Your task:
Reproduce the listing below exactly, beginning with its first line and ending with the line that holds "semester_pos = [1.67, 6.72]"; pictures are not part of the copy.

Data:
— begin —
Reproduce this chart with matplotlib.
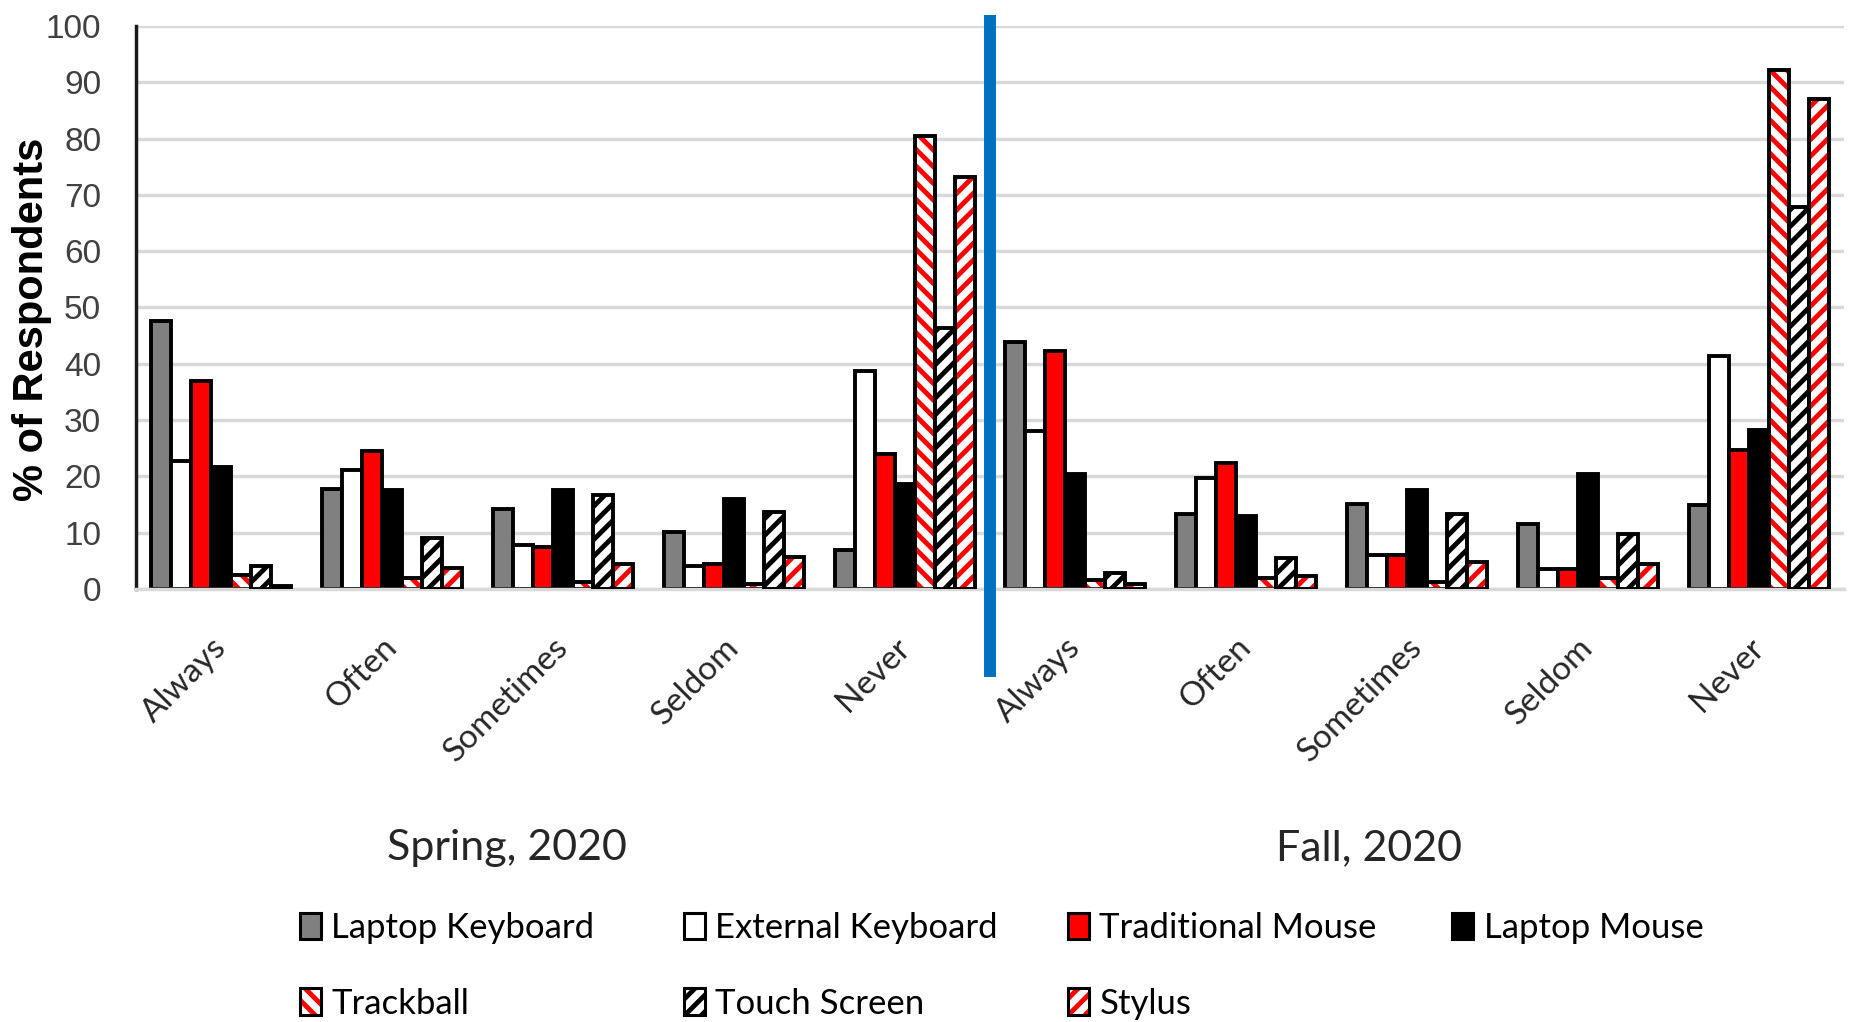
import matplotlib
matplotlib.use('Agg')
import matplotlib.pyplot as plt
import matplotlib.transforms as mtransforms
import numpy as np
from matplotlib.patches import Patch
from matplotlib.legend_handler import HandlerTuple

# response frequency per device, Spring 2020 groups then Fall 2020 groups
categories = ['Always', 'Often', 'Sometimes', 'Seldom', 'Never',
              'Always', 'Often', 'Sometimes', 'Seldom', 'Never']
semesters = ['Spring, 2020', 'Fall, 2020']
semester_pos = [1.67, 6.72]

laptop_keyboard = [47.6, 17.8, 14.2, 10.2, 6.9, 43.9, 13.3, 15.1, 11.6, 15.0]
external_keyboard = [22.8, 21.2, 7.8, 4.0, 38.7, 28.1, 19.8, 6.0, 3.6, 41.4]
traditional_mouse = [36.9, 24.5, 7.4, 4.5, 24.0, 42.3, 22.3, 6.0, 3.6, 24.7]
laptop_mouse = [21.6, 17.5, 17.5, 15.9, 18.6, 20.4, 13.0, 17.5, 20.4, 28.2]
trackball = [2.4, 1.9, 1.2, 0.9, 80.5, 1.6, 1.9, 1.2, 1.9, 92.2]
touch_screen = [4.1, 9.0, 16.7, 13.7, 46.3, 2.9, 5.5, 13.3, 9.7, 67.8]
stylus = [0.5, 3.7, 4.5, 5.7, 73.2, 0.8, 2.3, 4.8, 4.5, 87.0]

series = [laptop_keyboard, external_keyboard, traditional_mouse, laptop_mouse,
          trackball, touch_screen, stylus]
names = ['Laptop Keyboard', 'External Keyboard', 'Traditional Mouse',
         'Laptop Mouse', 'Trackball', 'Touch Screen', 'Stylus']

# fill colour, hatch, hatch colour
styles = [('#808080', None, None),
          ('white', None, None),
          ('#ff0000', None, None),
          ('black', None, None),
          ('white', '\\\\', '#ff0000'),
          ('white', '//', 'black'),
          ('white', '//', '#ff0000')]

plt.rcParams['hatch.linewidth'] = 3.5
text_font = ['Lato', 'DejaVu Sans']
num_font = ['Liberation Sans', 'DejaVu Sans']

fig = plt.figure(figsize=(18.6, 10.22), dpi=100)
ax = fig.add_axes([0.0731, 0.4237, 0.9183, 0.5509])

x = np.arange(len(categories))
w = 0.117
edge_lw = 2.8
handles = []
for i, (vals, (fc, hatch, hc)) in enumerate(zip(series, styles)):
    pos = x + (i - 3) * w
    z = 2 + i * 0.1
    if hatch:
        ax.bar(pos, vals, w, color=fc, edgecolor=hc, linewidth=0,
               hatch=hatch, zorder=z)
        ax.bar(pos, vals, w, facecolor='none', edgecolor='black',
               linewidth=edge_lw, joinstyle='miter', zorder=z + 0.05)
        handles.append((Patch(facecolor=fc, edgecolor=hc, linewidth=0, hatch=hatch),
                        Patch(facecolor='none', edgecolor='black', linewidth=2.2)))
    else:
        ax.bar(pos, vals, w, color=fc, edgecolor='black',
               linewidth=edge_lw, joinstyle='miter', zorder=z)
        handles.append(Patch(facecolor=fc, edgecolor='black', linewidth=2.2))

ax.set_xlim(-0.5, 9.5)
ax.set_ylim(0, 100)
ax.set_yticks(range(0, 101, 10))
ax.yaxis.grid(True, color='#d9d9d9', linewidth=2.5)
ax.set_axisbelow(True)
for side in ['top', 'right']:
    ax.spines[side].set_visible(False)
ax.spines['bottom'].set_color('#d9d9d9')
ax.spines['bottom'].set_linewidth(2.5)
ax.spines['left'].set_linewidth(2.5)
ax.spines['left'].set_color('#1a1a1a')

ax.tick_params(axis='y', length=0, pad=25, labelsize=24, labelcolor='#404040')
for lab in ax.get_yticklabels():
    lab.set_family(num_font)

ax.set_xticks(x)
ax.set_xticklabels(categories, rotation=45, ha='right', va='top',
                   fontsize=24, family=text_font, color='#262626')
ax.tick_params(axis='x', length=0, pad=31)
shift = mtransforms.ScaledTranslation(11 / 100, 0, fig.dpi_scale_trans)
for lab in ax.get_xticklabels():
    lab.set_transform(lab.get_transform() + shift)

# divider between the two semesters
blend = mtransforms.blended_transform_factory(ax.transData, ax.transAxes)
ax.plot([4.5, 4.5], [-0.156, 1.0195], transform=blend, color='#0070c0',
        linewidth=8.6, solid_capstyle='butt', clip_on=False, zorder=6)

fig_blend = mtransforms.blended_transform_factory(ax.transData, fig.transFigure)
for name, xp in zip(semesters, semester_pos):
    ax.text(xp, 0.170, name, transform=fig_blend, ha='center', va='center',
            fontsize=31, family=text_font, color='#262626')

fig.text(0.0172, 1 - 319 / 1022, '% of Respondents', rotation=90,
         ha='center', va='center', fontsize=30, fontweight='bold',
         family=num_font)

# legend: four equally spaced columns, filled row by row
columns = [[0, 4], [1, 5], [2, 6], [3]]
for k, col in enumerate(columns):
    fig.legend([handles[j] for j in col], [names[j] for j in col],
               loc='upper left', bbox_to_anchor=(0.1613 + k * 0.2065, 0.1075),
               frameon=False, borderpad=0, borderaxespad=0,
               handlelength=0.6, handleheight=0.8, handletextpad=0.3,
               labelspacing=1.25,
               handler_map={tuple: HandlerTuple(ndivide=1, pad=0)},
               prop={'family': text_font, 'size': 25})

fig.savefig('out.png', dpi=100)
— end —
Finished exercise:
Reproduce this chart with matplotlib.
import matplotlib
matplotlib.use('Agg')
import matplotlib.pyplot as plt
import matplotlib.transforms as mtransforms
import numpy as np
from matplotlib.patches import Patch
from matplotlib.legend_handler import HandlerTuple

# response frequency per device, Spring 2020 groups then Fall 2020 groups
categories = ['Always', 'Often', 'Sometimes', 'Seldom', 'Never',
              'Always', 'Often', 'Sometimes', 'Seldom', 'Never']
semesters = ['Spring, 2020', 'Fall, 2020']
semester_pos = [1.67, 6.72]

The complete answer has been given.